The origin of fudge is unclear, but the history of fudge can be traced back to at least 1886 CE. The exact origin and the inventor of fudge remain disputed, but some experts believe that the word "fudge" was first applied to a botched batch of caramels, prompting the exclamation, "Oh fudge!" Most food historians believe that fudge, as it exists today, is an American invention.
Fudge is a crystalline confectionery. Unlike many other types of candy, such as taffy and caramels, which forgo crystallization, crystal formation is necessary for the creation of fudge. This process creates a candy that is firm yet smooth as the crystals are so small that they do not taste or feel grainy. The fudge mixture, which must contain sugar, butter, and milk, must be properly prepared and cooled in order to create sugar crystals that are just the right size. If the process is not carried out correctly, the crystals will either form too early and become too large or never form at all, resulting in a candy similar to caramel.

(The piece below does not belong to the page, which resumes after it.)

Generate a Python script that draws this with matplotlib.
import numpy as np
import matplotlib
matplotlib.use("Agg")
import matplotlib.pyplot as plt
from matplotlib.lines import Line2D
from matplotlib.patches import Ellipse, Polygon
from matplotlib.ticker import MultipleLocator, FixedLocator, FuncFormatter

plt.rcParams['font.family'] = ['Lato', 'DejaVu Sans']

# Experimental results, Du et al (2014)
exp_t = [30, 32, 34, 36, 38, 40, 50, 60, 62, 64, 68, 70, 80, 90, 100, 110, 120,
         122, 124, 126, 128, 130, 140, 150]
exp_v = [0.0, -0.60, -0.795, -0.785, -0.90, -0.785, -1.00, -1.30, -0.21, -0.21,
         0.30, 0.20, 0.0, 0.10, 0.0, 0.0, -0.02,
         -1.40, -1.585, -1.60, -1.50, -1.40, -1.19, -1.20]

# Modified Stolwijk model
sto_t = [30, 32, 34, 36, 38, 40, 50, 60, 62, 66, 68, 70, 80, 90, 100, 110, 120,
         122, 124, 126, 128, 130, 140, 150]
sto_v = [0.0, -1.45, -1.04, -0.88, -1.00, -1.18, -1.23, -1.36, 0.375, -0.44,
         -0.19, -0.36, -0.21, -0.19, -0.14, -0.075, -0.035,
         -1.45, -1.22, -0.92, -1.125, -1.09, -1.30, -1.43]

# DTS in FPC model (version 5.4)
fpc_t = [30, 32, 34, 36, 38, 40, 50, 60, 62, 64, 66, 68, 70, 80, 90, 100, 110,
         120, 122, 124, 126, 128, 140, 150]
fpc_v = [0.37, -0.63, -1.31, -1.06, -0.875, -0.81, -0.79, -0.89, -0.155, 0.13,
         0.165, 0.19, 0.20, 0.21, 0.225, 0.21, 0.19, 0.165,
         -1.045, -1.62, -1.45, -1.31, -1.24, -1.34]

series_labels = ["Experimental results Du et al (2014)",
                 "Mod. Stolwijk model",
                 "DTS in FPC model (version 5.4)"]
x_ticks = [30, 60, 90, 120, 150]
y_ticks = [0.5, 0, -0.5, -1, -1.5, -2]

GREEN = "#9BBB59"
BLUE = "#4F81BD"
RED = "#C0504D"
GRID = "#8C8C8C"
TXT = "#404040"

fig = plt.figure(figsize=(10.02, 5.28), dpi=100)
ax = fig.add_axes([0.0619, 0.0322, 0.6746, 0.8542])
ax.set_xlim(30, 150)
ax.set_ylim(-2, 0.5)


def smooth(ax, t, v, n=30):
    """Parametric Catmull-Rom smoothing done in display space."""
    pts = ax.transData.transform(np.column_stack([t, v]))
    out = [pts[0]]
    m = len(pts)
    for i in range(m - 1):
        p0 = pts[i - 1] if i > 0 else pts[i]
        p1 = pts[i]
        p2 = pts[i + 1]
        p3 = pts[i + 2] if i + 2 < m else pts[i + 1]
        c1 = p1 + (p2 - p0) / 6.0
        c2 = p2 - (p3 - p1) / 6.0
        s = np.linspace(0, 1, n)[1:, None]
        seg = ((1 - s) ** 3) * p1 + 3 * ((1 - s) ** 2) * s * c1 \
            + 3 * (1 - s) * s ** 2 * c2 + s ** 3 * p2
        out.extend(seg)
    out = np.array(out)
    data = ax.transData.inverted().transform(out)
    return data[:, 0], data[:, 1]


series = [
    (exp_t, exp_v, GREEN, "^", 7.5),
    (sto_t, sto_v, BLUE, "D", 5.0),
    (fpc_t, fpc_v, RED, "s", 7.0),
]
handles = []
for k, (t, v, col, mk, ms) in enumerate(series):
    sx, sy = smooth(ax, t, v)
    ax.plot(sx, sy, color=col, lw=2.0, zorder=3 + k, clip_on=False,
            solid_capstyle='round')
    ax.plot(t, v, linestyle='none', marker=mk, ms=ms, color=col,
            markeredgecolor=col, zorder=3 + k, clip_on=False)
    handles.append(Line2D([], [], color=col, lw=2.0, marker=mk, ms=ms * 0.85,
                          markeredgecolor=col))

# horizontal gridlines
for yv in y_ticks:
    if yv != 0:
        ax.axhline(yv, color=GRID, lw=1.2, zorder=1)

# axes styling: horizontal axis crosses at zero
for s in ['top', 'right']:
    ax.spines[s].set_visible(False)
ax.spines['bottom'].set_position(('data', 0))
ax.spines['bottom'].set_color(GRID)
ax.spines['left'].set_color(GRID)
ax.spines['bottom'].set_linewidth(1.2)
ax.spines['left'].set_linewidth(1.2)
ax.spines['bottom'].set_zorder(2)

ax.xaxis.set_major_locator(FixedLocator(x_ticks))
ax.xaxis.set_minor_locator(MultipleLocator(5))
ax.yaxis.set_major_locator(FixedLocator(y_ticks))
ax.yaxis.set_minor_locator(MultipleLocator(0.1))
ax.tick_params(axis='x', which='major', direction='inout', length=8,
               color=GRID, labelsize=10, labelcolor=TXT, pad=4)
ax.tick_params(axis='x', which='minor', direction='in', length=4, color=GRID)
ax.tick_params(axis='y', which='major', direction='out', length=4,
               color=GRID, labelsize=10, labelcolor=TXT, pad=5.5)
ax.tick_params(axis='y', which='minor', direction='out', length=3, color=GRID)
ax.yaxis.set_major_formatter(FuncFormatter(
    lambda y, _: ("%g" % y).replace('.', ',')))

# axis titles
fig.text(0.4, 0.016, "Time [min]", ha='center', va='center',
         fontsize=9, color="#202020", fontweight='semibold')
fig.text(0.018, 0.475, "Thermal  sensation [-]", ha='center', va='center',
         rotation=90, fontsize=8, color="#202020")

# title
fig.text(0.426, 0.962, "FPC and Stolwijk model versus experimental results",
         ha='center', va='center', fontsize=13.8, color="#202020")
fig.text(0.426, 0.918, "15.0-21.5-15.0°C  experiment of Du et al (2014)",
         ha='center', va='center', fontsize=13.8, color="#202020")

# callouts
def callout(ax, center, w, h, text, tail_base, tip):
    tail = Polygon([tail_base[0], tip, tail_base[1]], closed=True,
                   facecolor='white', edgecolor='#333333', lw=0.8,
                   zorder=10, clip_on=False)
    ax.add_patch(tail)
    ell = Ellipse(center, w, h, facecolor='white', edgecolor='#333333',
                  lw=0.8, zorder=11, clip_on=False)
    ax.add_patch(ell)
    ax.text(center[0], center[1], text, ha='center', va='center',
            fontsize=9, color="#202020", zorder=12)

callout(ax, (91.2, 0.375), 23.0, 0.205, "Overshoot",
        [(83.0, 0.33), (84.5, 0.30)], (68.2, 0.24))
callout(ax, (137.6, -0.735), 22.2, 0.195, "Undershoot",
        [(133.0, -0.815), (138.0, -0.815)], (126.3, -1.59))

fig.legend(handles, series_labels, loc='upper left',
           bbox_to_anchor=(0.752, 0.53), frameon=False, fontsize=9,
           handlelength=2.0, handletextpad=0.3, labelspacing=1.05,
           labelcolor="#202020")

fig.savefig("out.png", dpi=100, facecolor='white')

The history of fudge may predate the foundation of the U.S., and experts are quick to point out the similarities between fudge and tablet, a Scottish confection. Tablet is first mentioned in The Household Book of Lady Grisell Baillie, which was written between 1692 and 1733 CE. The process of creating tablet starts the same way as fudge — by boiling sugar, milk, and butter until they reach the soft-ball stage at 235 to 240 degrees F (113 to 116 degrees C), at which point the mixture is removed from heat and allowed to cool. Crystallization occurs in tablet, but large crystals form, giving the candy a grainy and brittle texture that is quite dissimilar from the soft, smooth texture of fudge.

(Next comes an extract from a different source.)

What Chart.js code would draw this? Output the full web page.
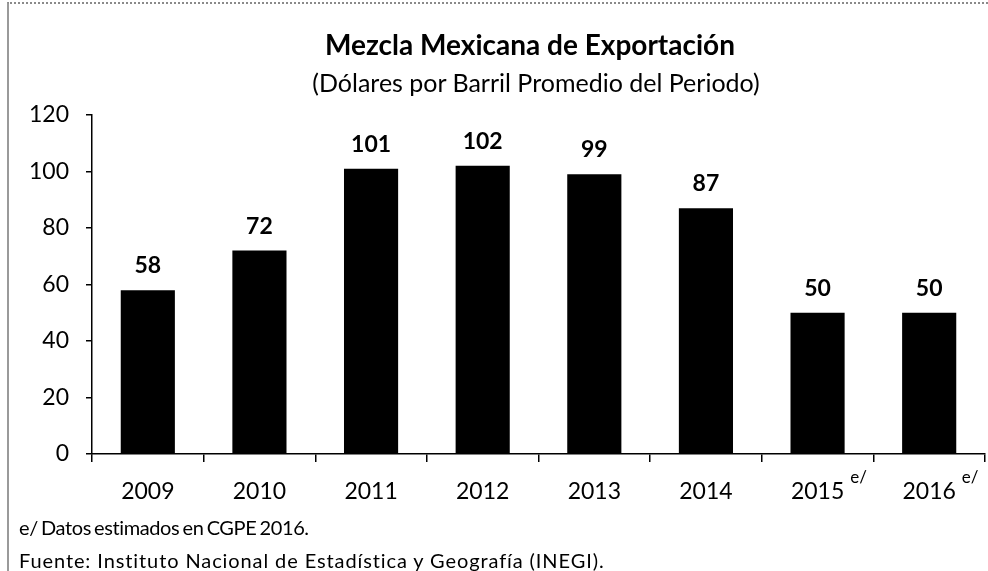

Emelyn Battersby Hartridge documents the first sale of fudge, writing a letter in 1886 stating that a schoolmate's cousin had sold fudge for 40 cents per pound in Baltimore. In 1888, Ms. Hartridge, still attending Vassar College in Poughkeepsie, New York, wrote that she made as much as 30 pounds of fudge for the Senior auction. Fudge caught on quickly at Vassar and, before long, recipes for the confection began popping up at other women's colleges. Smith and Wellesley colleges adapted the so-called original recipe into their own versions.
Vassar's recipe called for white sugar, cream, unsweetened chocolate, and butter. The Wellesley College creation altered the original recipe only slightly by adding marshmallows, which keeps the fudge from collapsing during cooling. The Smith College recipe was the first to deviate from the original, adding extra butter along with brown and white sugar, molasses, and vanilla. Each of these recipes is notoriously delicate. The history of fudge was forever changed when corn syrup, which delays crystal formation, was first used for fool-proof recipes.